Task to complete:
Retype, exactly as written, every line from the one containing "Rebuild this chart" down to the one containing "const boundaries = d3.range(categories.length", including both, and nothing else.

Data:
-----
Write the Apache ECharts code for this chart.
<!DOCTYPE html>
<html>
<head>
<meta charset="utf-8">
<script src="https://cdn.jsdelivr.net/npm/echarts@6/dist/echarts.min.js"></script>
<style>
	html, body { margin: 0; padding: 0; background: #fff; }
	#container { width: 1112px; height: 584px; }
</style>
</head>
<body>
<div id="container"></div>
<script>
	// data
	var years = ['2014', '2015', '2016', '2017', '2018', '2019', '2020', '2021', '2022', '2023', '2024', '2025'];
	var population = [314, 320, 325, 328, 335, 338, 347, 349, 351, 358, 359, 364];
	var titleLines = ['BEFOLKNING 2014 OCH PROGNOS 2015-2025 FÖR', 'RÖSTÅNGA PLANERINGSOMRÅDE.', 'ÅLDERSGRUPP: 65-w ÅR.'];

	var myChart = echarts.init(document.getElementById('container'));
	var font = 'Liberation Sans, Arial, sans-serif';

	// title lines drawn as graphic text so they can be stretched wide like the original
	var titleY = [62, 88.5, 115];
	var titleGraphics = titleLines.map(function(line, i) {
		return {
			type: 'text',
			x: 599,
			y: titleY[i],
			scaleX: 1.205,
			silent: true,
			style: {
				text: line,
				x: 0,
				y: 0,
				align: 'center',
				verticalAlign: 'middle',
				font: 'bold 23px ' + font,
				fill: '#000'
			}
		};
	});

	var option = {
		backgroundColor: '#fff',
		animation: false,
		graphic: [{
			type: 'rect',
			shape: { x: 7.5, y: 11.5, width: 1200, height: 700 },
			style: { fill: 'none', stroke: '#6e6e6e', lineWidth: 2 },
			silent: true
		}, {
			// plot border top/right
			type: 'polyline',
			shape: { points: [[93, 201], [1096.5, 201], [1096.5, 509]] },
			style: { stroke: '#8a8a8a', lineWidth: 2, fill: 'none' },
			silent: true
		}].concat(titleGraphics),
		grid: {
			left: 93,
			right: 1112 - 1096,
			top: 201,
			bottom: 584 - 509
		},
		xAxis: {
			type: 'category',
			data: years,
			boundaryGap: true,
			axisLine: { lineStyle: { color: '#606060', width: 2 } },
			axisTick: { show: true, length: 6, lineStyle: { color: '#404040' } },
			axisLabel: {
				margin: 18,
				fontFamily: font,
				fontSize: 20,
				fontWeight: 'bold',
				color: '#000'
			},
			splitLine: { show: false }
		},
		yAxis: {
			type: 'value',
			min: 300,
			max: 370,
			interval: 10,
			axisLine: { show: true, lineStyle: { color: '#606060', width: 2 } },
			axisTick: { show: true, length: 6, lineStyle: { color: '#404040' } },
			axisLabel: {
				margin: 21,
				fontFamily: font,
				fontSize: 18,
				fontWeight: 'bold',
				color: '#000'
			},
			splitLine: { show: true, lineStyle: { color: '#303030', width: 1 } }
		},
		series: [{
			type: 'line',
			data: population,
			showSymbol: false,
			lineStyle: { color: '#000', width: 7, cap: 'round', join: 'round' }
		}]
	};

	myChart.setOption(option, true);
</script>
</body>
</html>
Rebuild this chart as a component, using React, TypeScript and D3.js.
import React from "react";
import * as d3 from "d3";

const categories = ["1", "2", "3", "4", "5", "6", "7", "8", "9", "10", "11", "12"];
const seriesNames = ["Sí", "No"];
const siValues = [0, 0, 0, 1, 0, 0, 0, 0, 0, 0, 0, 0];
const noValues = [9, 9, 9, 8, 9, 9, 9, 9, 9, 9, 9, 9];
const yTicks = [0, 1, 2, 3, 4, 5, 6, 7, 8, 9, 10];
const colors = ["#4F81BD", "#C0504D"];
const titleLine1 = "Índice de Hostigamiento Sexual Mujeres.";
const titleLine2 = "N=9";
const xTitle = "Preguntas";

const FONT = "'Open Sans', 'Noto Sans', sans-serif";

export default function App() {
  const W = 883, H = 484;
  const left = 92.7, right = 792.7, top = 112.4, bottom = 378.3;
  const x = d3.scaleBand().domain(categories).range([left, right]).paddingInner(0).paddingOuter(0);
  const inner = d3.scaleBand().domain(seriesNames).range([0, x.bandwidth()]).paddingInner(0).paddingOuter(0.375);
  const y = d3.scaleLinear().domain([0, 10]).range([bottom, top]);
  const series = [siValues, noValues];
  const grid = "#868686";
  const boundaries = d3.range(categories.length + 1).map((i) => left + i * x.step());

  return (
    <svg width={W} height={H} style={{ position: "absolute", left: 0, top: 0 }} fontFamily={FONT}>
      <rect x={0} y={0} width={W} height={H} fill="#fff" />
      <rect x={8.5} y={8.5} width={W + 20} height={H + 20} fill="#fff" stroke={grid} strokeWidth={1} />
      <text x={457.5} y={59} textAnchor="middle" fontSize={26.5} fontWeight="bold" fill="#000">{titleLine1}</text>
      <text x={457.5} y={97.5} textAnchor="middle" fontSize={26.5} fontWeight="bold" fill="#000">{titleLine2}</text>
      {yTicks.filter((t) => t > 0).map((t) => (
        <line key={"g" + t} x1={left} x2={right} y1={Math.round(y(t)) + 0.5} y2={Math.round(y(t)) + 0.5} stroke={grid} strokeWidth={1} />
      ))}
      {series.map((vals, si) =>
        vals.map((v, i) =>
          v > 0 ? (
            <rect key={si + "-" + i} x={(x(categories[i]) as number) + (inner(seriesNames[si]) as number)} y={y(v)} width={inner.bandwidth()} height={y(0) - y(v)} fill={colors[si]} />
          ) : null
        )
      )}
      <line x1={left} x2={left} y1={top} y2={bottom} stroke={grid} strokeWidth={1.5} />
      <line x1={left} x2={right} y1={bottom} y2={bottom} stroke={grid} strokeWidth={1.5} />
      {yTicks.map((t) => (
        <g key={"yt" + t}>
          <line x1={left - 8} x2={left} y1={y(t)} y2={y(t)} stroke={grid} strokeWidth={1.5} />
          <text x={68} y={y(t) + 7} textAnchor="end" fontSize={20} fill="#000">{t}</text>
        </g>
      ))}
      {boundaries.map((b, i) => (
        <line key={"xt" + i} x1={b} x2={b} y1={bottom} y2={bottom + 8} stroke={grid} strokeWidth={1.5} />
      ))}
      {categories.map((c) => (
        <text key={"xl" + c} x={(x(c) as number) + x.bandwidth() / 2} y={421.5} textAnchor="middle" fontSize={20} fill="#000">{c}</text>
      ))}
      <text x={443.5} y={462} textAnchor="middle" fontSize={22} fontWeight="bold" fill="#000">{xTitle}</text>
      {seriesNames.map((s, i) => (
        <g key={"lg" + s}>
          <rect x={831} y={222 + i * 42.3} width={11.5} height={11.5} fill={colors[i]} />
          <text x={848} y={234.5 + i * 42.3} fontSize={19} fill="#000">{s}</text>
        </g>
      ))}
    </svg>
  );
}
-----
Task result:
Rebuild this chart as a component, using React, TypeScript and D3.js.
import React from "react";
import * as d3 from "d3";

const categories = ["1", "2", "3", "4", "5", "6", "7", "8", "9", "10", "11", "12"];
const seriesNames = ["Sí", "No"];
const siValues = [0, 0, 0, 1, 0, 0, 0, 0, 0, 0, 0, 0];
const noValues = [9, 9, 9, 8, 9, 9, 9, 9, 9, 9, 9, 9];
const yTicks = [0, 1, 2, 3, 4, 5, 6, 7, 8, 9, 10];
const colors = ["#4F81BD", "#C0504D"];
const titleLine1 = "Índice de Hostigamiento Sexual Mujeres.";
const titleLine2 = "N=9";
const xTitle = "Preguntas";

const FONT = "'Open Sans', 'Noto Sans', sans-serif";

export default function App() {
  const W = 883, H = 484;
  const left = 92.7, right = 792.7, top = 112.4, bottom = 378.3;
  const x = d3.scaleBand().domain(categories).range([left, right]).paddingInner(0).paddingOuter(0);
  const inner = d3.scaleBand().domain(seriesNames).range([0, x.bandwidth()]).paddingInner(0).paddingOuter(0.375);
  const y = d3.scaleLinear().domain([0, 10]).range([bottom, top]);
  const series = [siValues, noValues];
  const grid = "#868686";
  const boundaries = d3.range(categories.length + 1).map((i) => left + i * x.step());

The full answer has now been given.